■ **Source material**:
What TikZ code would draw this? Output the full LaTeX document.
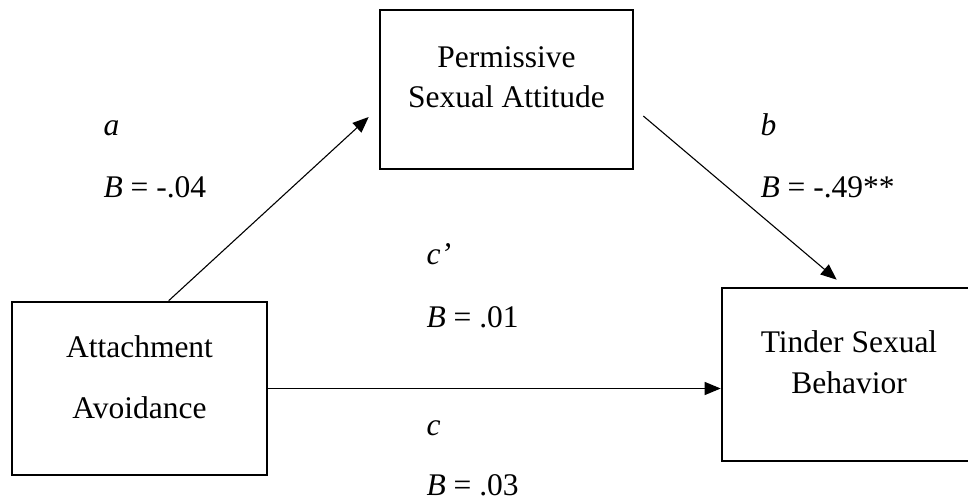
\documentclass[tikz,border=0pt]{standalone}
\usepackage{fontspec}
\setmainfont{Liberation Serif}
\usetikzlibrary{arrows.meta,calc}
\begin{document}
\begin{tikzpicture}[x=1pt,y=-1pt,
  every node/.style={font=\fontsize{31.5}{38}\selectfont},
  box/.style={draw,line width=2.6pt,inner sep=0pt},
  line/.style={anchor=base},
  lab/.style={anchor=base west},
  conn/.style={line width=1.1pt,-{Triangle[length=16pt,width=13pt]}}]
\useasboundingbox (0,0) rectangle (968,502);
\clip (0,0) rectangle (968,502);
% boxes
\node[box,minimum width=255pt,minimum height=173pt] (att) at (139.5,388.5) {};
\node[box,minimum width=253pt,minimum height=159pt] (perm) at (506.5,89.5) {};
\node[box,minimum width=254pt,minimum height=173pt] (tin) at (849,374.5) {};
% box texts
\node[line] (att1) at (139.5,357) {Attachment};
\node[line] (att2) at (139.5,418) {Avoidance};
\node[line] (perm1) at (506.5,68) {Permissive};
\node[line] (perm2) at (506.5,108) {Sexual Attitude};
\node[line] (tin1) at (849,352) {Tinder Sexual};
\node[line] (tin2) at (849,393) {Behavior};
% path labels
\node[lab] (la) at (100,136) {\textit{a}};
\node[lab] (lab1) at (100,198) {\textit{B} = -.04};
\node[lab] (lb) at (757,136) {\textit{b}};
\node[lab] (lbb) at (757,198) {\textit{B} = -.49**};
\node[lab] (lcp) at (423,265) {\textit{c’}};
\node[lab] (lcpb) at (423,327) {\textit{B} = .01};
\node[lab] (lc) at (423,435) {\textit{c}};
\node[lab] (lcb) at (423,495) {\textit{B} = .03};
% connectors
\coordinate (aS) at ($(att.north west)+(158,0)$);
\coordinate (aE) at ($(perm.west)+(-10,27.5)$);
\coordinate (bS) at ($(perm.east)+(9,26.5)$);
\coordinate (bE) at ($(tin.north west)+(116,-7)$);
\draw[conn] (aS) -- (aE);
\draw[conn] (bS) -- (bE);
\draw[conn] (att.east) -- (att.east -| tin.west);
\end{tikzpicture}
\end{document}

■ **Problem**:
Each line of the data is to be duplicated exactly; pictures stay out of the copy.

■ **The output**:
What TikZ code would draw this? Output the full LaTeX document.
\documentclass[tikz,border=0pt]{standalone}
\usepackage{fontspec}
\setmainfont{Liberation Serif}
\usetikzlibrary{arrows.meta,calc}
\begin{document}
\begin{tikzpicture}[x=1pt,y=-1pt,
  every node/.style={font=\fontsize{31.5}{38}\selectfont},
  box/.style={draw,line width=2.6pt,inner sep=0pt},
  line/.style={anchor=base},
  lab/.style={anchor=base west},
  conn/.style={line width=1.1pt,-{Triangle[length=16pt,width=13pt]}}]
\useasboundingbox (0,0) rectangle (968,502);
\clip (0,0) rectangle (968,502);
% boxes
\node[box,minimum width=255pt,minimum height=173pt] (att) at (139.5,388.5) {};
\node[box,minimum width=253pt,minimum height=159pt] (perm) at (506.5,89.5) {};
\node[box,minimum width=254pt,minimum height=173pt] (tin) at (849,374.5) {};
% box texts
\node[line] (att1) at (139.5,357) {Attachment};
\node[line] (att2) at (139.5,418) {Avoidance};
\node[line] (perm1) at (506.5,68) {Permissive};
\node[line] (perm2) at (506.5,108) {Sexual Attitude};
\node[line] (tin1) at (849,352) {Tinder Sexual};
\node[line] (tin2) at (849,393) {Behavior};
% path labels
\node[lab] (la) at (100,136) {\textit{a}};
\node[lab] (lab1) at (100,198) {\textit{B} = -.04};
\node[lab] (lb) at (757,136) {\textit{b}};
\node[lab] (lbb) at (757,198) {\textit{B} = -.49**};
\node[lab] (lcp) at (423,265) {\textit{c’}};
\node[lab] (lcpb) at (423,327) {\textit{B} = .01};
\node[lab] (lc) at (423,435) {\textit{c}};
\node[lab] (lcb) at (423,495) {\textit{B} = .03};
% connectors
\coordinate (aS) at ($(att.north west)+(158,0)$);
\coordinate (aE) at ($(perm.west)+(-10,27.5)$);
\coordinate (bS) at ($(perm.east)+(9,26.5)$);
\coordinate (bE) at ($(tin.north west)+(116,-7)$);
\draw[conn] (aS) -- (aE);
\draw[conn] (bS) -- (bE);
\draw[conn] (att.east) -- (att.east -| tin.west);
\end{tikzpicture}
\end{document}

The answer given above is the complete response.